Et du Barry se mit à éclater de ce gros rire assez vulgaire, mais qui donnait à son personnage la bonhomie dont souvent il avait besoin.

– Mais, outre les compliments que j’ai à vous faire, je viens encore vous demander un service.

– Deux, s’ils sont possibles.

– Oh! vous allez me dire cela tout de suite. Quand une chose est perdue à Paris, y a-t-il quelque espérance de la retrouver?

– Si elle ne vaut rien ou si elle vaut beaucoup, oui.

– Ce que je cherche ne vaut pas grand-chose, dit Jean en secouant la tête.

– Que cherchez-vous?

– Je cherche un petit garçon de dix-huit ans à peu près.

M. de Sartine allongea la main vers un papier, prit un crayon et écrivit.

– Dix-huit ans.
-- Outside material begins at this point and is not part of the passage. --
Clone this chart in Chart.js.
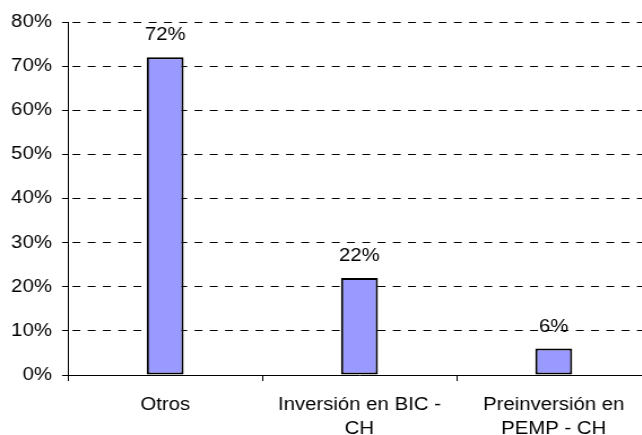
<!DOCTYPE html>
<html>
<head>
<meta charset="utf-8">
<script src="https://cdn.jsdelivr.net/npm/chart.js@4/dist/chart.umd.min.js"></script>
<style>
  html, body { margin: 0; padding: 0; background: #fff; overflow: hidden; }
  #wrap { width: 586px; height: 435px; transform: scaleX(1.13); transform-origin: 0 0; }
</style>
</head>
<body>
<div id="wrap"><canvas id="chart" width="586" height="435"></canvas></div>
<script>
// datos del grafico
const categorias = ['Otros', ['Inversión en BIC -', 'CH'], ['Preinversión en', 'PEMP - CH']];
const valores = [72, 22, 6];
const etiquetas = ['72%', '22%', '6%'];
const ticksY = [0, 10, 20, 30, 40, 50, 60, 70, 80];

const fuente = { family: 'Liberation Sans, Arial, sans-serif', size: 18 };

// etiquetas de valor encima de cada barra
const etiquetasBarras = {
    id: 'etiquetasBarras',
    afterDatasetsDraw(chart) {
        const ctx = chart.ctx;
        const meta = chart.getDatasetMeta(0);
        ctx.save();
        ctx.font = '18px ' + fuente.family;
        ctx.fillStyle = '#000';
        ctx.textAlign = 'center';
        ctx.textBaseline = 'alphabetic';
        meta.data.forEach((bar, i) => {
            ctx.fillText(etiquetas[i], bar.x, bar.y - 17);
        });
        ctx.restore();
    }
};

new Chart(document.getElementById('chart'), {
    type: 'bar',
    data: {
        labels: categorias,
        datasets: [{
            data: valores,
            backgroundColor: '#9999ff',
            borderColor: '#000',
            borderWidth: 2,
            borderSkipped: false,
            barPercentage: 0.19,
            categoryPercentage: 1
        }]
    },
    options: {
        responsive: false,
        animation: false,
        devicePixelRatio: 1,
        layout: { padding: { top: 22, right: 10, bottom: 0, left: 0 } },
        plugins: {
            legend: { display: false },
            tooltip: { enabled: false }
        },
        scales: {
            x: {
                offset: true,
                grid: {
                    display: true,
                    drawOnChartArea: false,
                    drawTicks: true,
                    tickLength: 6,
                    tickColor: '#000',
                    offset: true
                },
                border: { display: true, color: '#000', width: 1 },
                ticks: {
                    color: '#000',
                    font: { family: fuente.family, size: 18, lineHeight: 1.333 },
                    padding: 12,
                    maxRotation: 0,
                    autoSkip: false
                },
                afterFit(scale) { scale.height = 60; }
            },
            y: {
                min: 0,
                max: 80,
                afterBuildTicks(scale) {
                    scale.ticks = ticksY.map(v => ({ value: v }));
                },
                grid: {
                    color: '#000',
                    lineWidth: 1,
                    tickBorderDash: [],
                    tickLength: 5.3,
                    tickColor: '#000'
                },
                border: { display: true, color: '#000', width: 1, dash: [7, 6.5], dashOffset: 10.4 },
                ticks: {
                    color: '#000',
                    font: fuente,
                    padding: 9,
                    callback: v => v + '%'
                },
                afterFit(scale) { scale.width = 60.2; }
            }
        }
    },
    plugins: [etiquetasBarras]
});
</script>
</body>
</html>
Comment s’appelle-t-il, votre petit garçon?

– Gilbert.

– Que fait-il?

– Le moins qu’il peut, je suppose.

– D’où vient-il?

– De la Lorraine.

– Où était-il?

– Au service des Taverney.

– Ils l’ont amené avec eux?

– Non, ma sœur Chon l’a ramassé sur la grande route, crevant de faim; elle l’a recueilli dans sa voiture et amené à Luciennes, et là…

– Eh bien, là?

– Je crains que le drôle n’ait abusé de l’hospitalité.

– Il a volé?

– Je ne dis pas cela.

– Mais enfin…

– Je dis qu’il a pris la fuite d’une étrange façon.

– Maintenant, vous voulez le ravoir?

– Oui.

– Avez-vous quelque idée de l’endroit où il peut être?

– Je l’ai rencontré aujourd’hui à la fontaine qui fait le coin de la rue Plâtrière, et j’ai tout lieu de penser qu’il demeure dans la rue. À la rigueur même, je crois que je pourrais désigner la maison…

– Eh bien, mais, si vous connaissez la maison, rien n’est plus facile que de l’y faire prendre, dans cette maison. Qu’en voulez-vous faire, une fois que vous le tiendrez? Le faire mettre à Charenton, à Bicêtre?

– Non, pas précisément.

– Oh! tout ce que vous voudrez, mon Dieu; ne vous gênez pas.

– Non, ce garçon, au contraire, plaisait à ma sœur, et elle eût aimé à le garder près d’elle; il est intelligent. Eh bien, si avec de la douceur on pouvait le lui ramener, ce serait charmant.

– On essayera. Vous n’avez fait aucune question rue Plâtrière pour savoir chez qui il était?

– Oh! non, vous comprenez que je n’ai pas voulu me faire remarquer, compromettre la position; il m’avait aperçu et s’était sauvé comme si le diable l’emportait; s’il eût su que je connaissais sa retraite, peut-être eût-il déménagé.